Records provided –
(begin)

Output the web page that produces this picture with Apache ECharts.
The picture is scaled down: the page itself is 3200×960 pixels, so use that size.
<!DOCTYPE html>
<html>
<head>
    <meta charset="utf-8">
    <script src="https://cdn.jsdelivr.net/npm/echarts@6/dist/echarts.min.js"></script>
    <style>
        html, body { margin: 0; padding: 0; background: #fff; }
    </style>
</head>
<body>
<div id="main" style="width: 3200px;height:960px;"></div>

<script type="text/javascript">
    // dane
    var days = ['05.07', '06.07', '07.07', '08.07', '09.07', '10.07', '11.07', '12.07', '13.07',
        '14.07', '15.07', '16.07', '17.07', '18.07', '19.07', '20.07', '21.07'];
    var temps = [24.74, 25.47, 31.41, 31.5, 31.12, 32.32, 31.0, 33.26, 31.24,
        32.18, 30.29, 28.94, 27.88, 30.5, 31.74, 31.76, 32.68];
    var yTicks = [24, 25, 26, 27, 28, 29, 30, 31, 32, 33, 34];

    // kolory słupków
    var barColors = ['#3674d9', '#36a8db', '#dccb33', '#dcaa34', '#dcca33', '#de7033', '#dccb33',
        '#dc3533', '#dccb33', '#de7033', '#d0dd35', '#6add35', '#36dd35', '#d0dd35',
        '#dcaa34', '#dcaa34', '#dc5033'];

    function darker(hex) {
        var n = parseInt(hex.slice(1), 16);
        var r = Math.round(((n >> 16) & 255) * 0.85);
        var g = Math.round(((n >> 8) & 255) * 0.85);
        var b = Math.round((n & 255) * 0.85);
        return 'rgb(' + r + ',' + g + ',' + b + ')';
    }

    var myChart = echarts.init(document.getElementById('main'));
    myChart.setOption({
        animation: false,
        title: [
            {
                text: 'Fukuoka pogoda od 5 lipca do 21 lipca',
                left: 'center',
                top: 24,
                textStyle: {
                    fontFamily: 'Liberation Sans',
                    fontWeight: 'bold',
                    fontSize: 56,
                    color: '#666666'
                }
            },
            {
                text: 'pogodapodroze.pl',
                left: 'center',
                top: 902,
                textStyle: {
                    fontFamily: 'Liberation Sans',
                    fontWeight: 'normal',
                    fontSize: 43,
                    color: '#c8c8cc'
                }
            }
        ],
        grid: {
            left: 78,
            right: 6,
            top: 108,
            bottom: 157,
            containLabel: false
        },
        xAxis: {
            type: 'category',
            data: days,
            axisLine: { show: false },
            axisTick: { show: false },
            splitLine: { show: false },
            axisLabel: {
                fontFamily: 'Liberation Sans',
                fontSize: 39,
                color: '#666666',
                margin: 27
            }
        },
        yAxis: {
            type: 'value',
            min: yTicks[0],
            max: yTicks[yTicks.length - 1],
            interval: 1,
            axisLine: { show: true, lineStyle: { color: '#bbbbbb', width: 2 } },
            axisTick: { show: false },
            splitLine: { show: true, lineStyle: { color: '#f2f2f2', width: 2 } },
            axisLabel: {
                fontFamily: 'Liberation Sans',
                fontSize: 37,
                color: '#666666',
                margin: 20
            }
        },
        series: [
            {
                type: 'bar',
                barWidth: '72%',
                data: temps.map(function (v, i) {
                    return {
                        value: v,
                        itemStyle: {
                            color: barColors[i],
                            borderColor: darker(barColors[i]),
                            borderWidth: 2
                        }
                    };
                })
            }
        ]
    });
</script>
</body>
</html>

(end)
(begin)

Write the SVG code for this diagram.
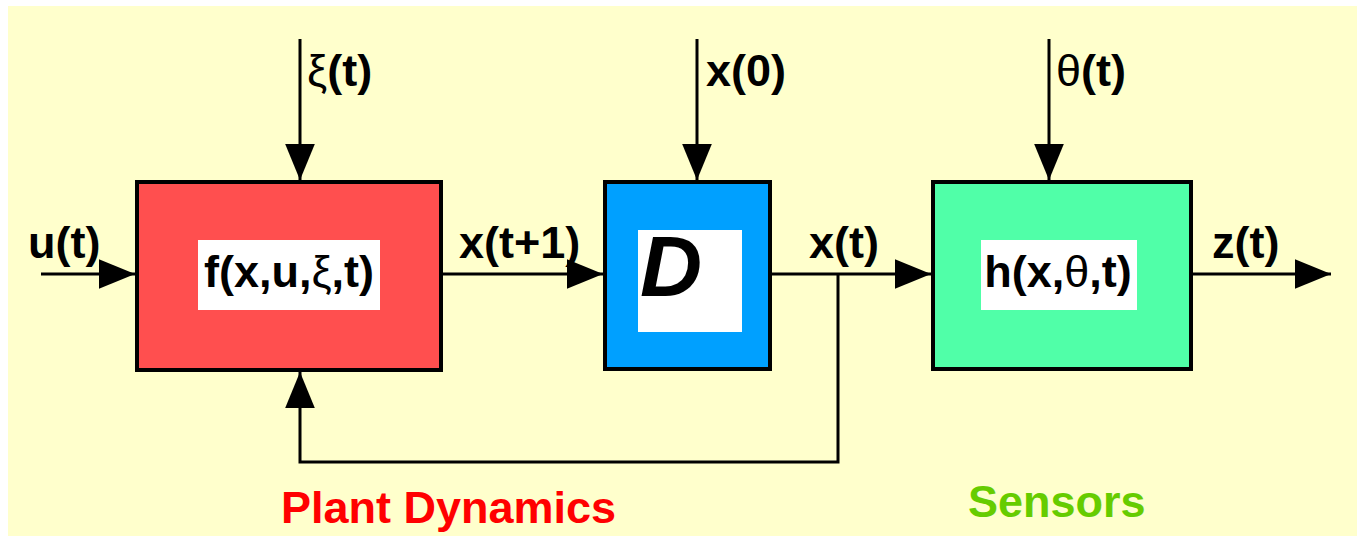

(end)
(begin)

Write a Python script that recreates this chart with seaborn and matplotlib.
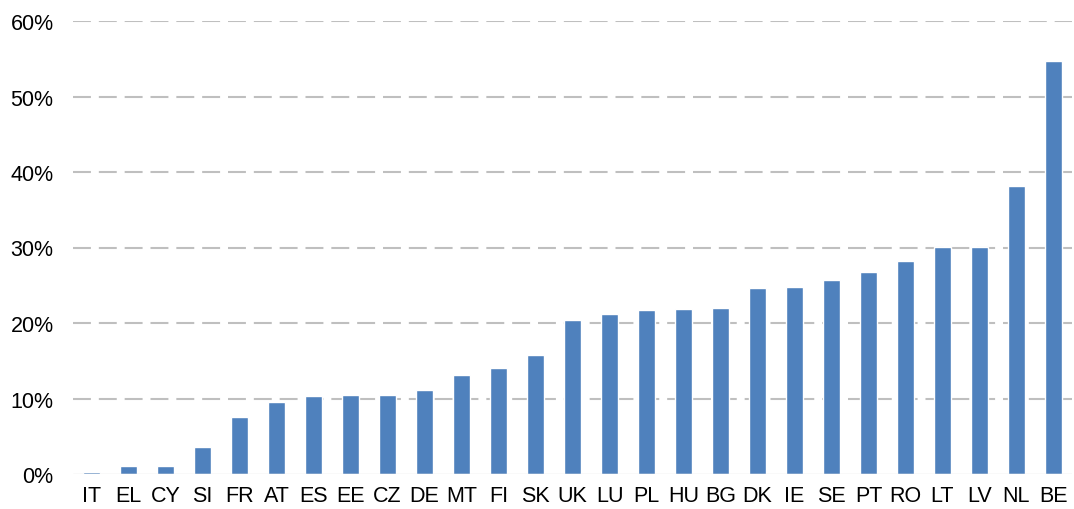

(end)

Given instruction – Write out exactly the lines from the one with "Output the web" through the one with "32, 33, 34];", including both, and no others.

Result of the task –
Output the web page that produces this picture with Apache ECharts.
The picture is scaled down: the page itself is 3200×960 pixels, so use that size.
<!DOCTYPE html>
<html>
<head>
    <meta charset="utf-8">
    <script src="https://cdn.jsdelivr.net/npm/echarts@6/dist/echarts.min.js"></script>
    <style>
        html, body { margin: 0; padding: 0; background: #fff; }
    </style>
</head>
<body>
<div id="main" style="width: 3200px;height:960px;"></div>

<script type="text/javascript">
    // dane
    var days = ['05.07', '06.07', '07.07', '08.07', '09.07', '10.07', '11.07', '12.07', '13.07',
        '14.07', '15.07', '16.07', '17.07', '18.07', '19.07', '20.07', '21.07'];
    var temps = [24.74, 25.47, 31.41, 31.5, 31.12, 32.32, 31.0, 33.26, 31.24,
        32.18, 30.29, 28.94, 27.88, 30.5, 31.74, 31.76, 32.68];
    var yTicks = [24, 25, 26, 27, 28, 29, 30, 31, 32, 33, 34];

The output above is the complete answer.